Mi caballo de cartón

Ramón Pernas
Ramón Pernas NORDÉS

OPINIÓN

22 dic 2018 . Actualizado a las 05:00 h.

Nunca me trajeron los señores Magos de Oriente una bicicleta, quizá porque nunca se la pedí en la carta que cada año les enviaba, ni un tren eléctrico porque en mi infancia pueblerina ignoraba su existencia. Pero tendría ocho o nueve años cuando sus majestades dejaron en la alcoba de mis padres un precioso caballo de cartón, que fue, además de un bello regalo, uno de los tesoros que conservé en mi patrimonio de fantasías infantiles.

Me sentí el rey de las praderas, el jinete imbatible galopando las infinitas rutas, los caminos imposibles que nos llevaban a mi precioso alazán y a mí al trote por los fotogramas de las películas soñadas. Su alzada era de casi un metro y soportaba mi peso liviano. Lo ataba a una alcayata en un extremo del pasillo, y mantenía con el largas conversaciones de iniciado en el arte del oficio hípico.

Mi padre me sugirió un pequeño repertorio de nombres clásicos, de caballos históricos, para llamar por su nombre a mi brioso corcel; me aconsejó que le pusiera Rocinante como el caballo de don Quijote, o Babieca que así se llamaba el del Cid, o Marengo como el de Napoleón.

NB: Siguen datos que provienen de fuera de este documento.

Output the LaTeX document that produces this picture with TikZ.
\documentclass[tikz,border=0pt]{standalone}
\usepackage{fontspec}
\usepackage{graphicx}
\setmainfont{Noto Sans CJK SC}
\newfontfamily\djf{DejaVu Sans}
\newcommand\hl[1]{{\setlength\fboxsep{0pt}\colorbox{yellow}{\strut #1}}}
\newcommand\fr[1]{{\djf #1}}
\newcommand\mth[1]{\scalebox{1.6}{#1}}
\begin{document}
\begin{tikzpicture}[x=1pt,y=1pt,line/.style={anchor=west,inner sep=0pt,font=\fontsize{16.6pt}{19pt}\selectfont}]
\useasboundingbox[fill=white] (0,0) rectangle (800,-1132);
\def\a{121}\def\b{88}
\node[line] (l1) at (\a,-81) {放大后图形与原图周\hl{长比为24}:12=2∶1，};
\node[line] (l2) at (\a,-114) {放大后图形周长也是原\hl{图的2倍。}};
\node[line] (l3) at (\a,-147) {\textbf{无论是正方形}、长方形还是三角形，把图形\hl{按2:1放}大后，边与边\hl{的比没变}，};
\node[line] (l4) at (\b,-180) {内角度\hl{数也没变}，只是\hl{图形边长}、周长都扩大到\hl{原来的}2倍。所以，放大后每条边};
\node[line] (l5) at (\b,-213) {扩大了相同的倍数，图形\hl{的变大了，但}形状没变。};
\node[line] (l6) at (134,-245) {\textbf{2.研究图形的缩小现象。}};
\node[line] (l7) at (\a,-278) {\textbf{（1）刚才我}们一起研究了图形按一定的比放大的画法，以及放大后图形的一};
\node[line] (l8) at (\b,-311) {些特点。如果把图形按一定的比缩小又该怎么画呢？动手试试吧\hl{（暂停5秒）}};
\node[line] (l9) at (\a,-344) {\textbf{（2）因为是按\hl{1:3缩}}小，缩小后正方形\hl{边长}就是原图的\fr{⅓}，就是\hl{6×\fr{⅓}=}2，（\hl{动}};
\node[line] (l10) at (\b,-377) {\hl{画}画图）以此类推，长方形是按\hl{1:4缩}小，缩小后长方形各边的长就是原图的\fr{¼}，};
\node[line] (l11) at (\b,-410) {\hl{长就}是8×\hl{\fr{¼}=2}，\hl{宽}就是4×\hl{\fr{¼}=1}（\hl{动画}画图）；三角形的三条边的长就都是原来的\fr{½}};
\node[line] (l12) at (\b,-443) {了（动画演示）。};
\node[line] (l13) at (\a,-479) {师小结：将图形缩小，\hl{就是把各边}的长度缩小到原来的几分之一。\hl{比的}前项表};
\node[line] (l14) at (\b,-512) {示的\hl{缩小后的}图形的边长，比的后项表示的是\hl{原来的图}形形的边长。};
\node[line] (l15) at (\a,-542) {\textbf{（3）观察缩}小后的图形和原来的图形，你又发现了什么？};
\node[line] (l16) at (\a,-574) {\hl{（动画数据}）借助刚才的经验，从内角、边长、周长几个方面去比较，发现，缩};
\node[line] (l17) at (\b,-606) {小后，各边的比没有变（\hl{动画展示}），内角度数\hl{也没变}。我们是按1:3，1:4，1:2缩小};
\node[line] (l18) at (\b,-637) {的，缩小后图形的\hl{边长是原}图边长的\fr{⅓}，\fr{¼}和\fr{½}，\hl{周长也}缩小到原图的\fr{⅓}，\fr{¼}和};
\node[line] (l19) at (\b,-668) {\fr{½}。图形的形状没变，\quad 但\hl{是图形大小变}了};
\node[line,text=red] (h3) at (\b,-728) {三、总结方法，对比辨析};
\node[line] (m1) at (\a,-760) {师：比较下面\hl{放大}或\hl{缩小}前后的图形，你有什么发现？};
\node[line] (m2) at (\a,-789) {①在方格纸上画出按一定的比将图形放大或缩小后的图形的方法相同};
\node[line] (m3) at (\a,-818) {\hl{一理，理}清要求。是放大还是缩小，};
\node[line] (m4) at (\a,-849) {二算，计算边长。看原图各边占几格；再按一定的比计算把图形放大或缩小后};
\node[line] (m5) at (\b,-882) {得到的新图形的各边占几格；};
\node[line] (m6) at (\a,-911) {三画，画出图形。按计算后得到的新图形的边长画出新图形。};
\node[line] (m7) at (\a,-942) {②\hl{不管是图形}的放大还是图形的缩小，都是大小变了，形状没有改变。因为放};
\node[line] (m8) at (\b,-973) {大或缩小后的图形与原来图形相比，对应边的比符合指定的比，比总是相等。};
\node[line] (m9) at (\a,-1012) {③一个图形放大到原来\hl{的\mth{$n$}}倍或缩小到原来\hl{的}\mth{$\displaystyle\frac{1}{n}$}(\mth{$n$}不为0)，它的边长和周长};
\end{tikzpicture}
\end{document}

También añadió a la lista el nombre de la cabalgadura del rey Arturo, Hengroen, incluso me apuntó el del emperador Caligula, Iniciatus.

Los rechacé y elegí para mi montura idéntico nombre que el que tenía el jamelgo de el Llanero Solitario, Silver, aunque dudé entre ese nombre y el de Furia que también me gustaba.

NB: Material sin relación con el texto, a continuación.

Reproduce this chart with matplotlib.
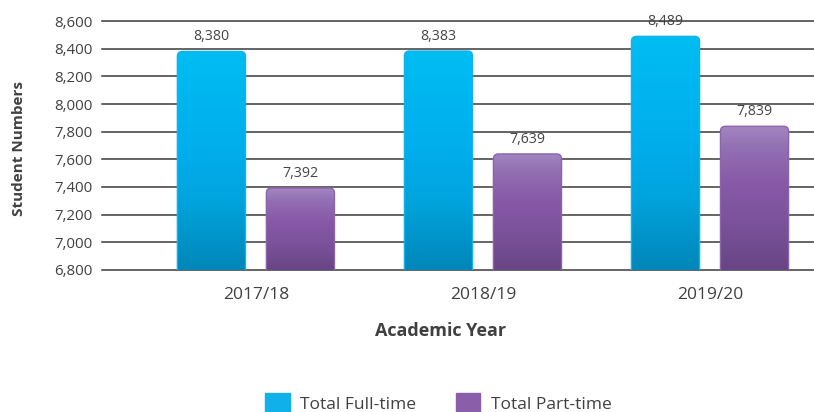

Mi pasión duró lo que dura un invierno. Con la primavera arrumbé mi querido caballo, y se quedó en el cuarto de los juguetes, una habitación a desmano donde se guardaba todo lo aparentemente inútil o cuando menos inservible. Y pasaron los meses y los años y fui recuperando la memoria de mi pequeño trotón de cartón piedra, y supe que había salido de unos moldes precisos de una fabrica de juguetes de A Coruña que Manolo Rivas, en su texto de Los libros arden mal, sitúa al principio de la cuesta de Nuestra Señora del Rosario, y Silver siempre regresa. En mi imaginario ha sido un caballo de circo, un precioso lippizano cabalgado por una bella écuyère, fue asimismo un appaloosa de un jefe sioux, con manchas blancas sobre su capa negra, recorrió conmigo los caminos de la noche, juntos cabalgamos tempestades y cruzamos al otro lado de la lluvia.

Lo recuerdo con nostalgia, con la melancolía de los tiempos idos, pero nunca lo olvidaré. Y apenas hace una semana lo encontré pintado en un cuadro sin terminar, y su autora, en Córdoba, tierra de equinos de pura raza, me dijo que pertenecía a una obra plástica familiar, a un homenaje a una fabrica de caballos de cartón que sus abuelos tuvieron en A Coruña, y de nuevo volvió a trotar en mi corazón el viejo Silver.

Son historias que regresan por Navidad, cuando en el mundo emergen los recuerdos de cuando fuimos felices, del niño que fue creciendo con nosotros hasta que de viejos volvemos galopando a las verdes praderas de la memoria. Feliz Navidad.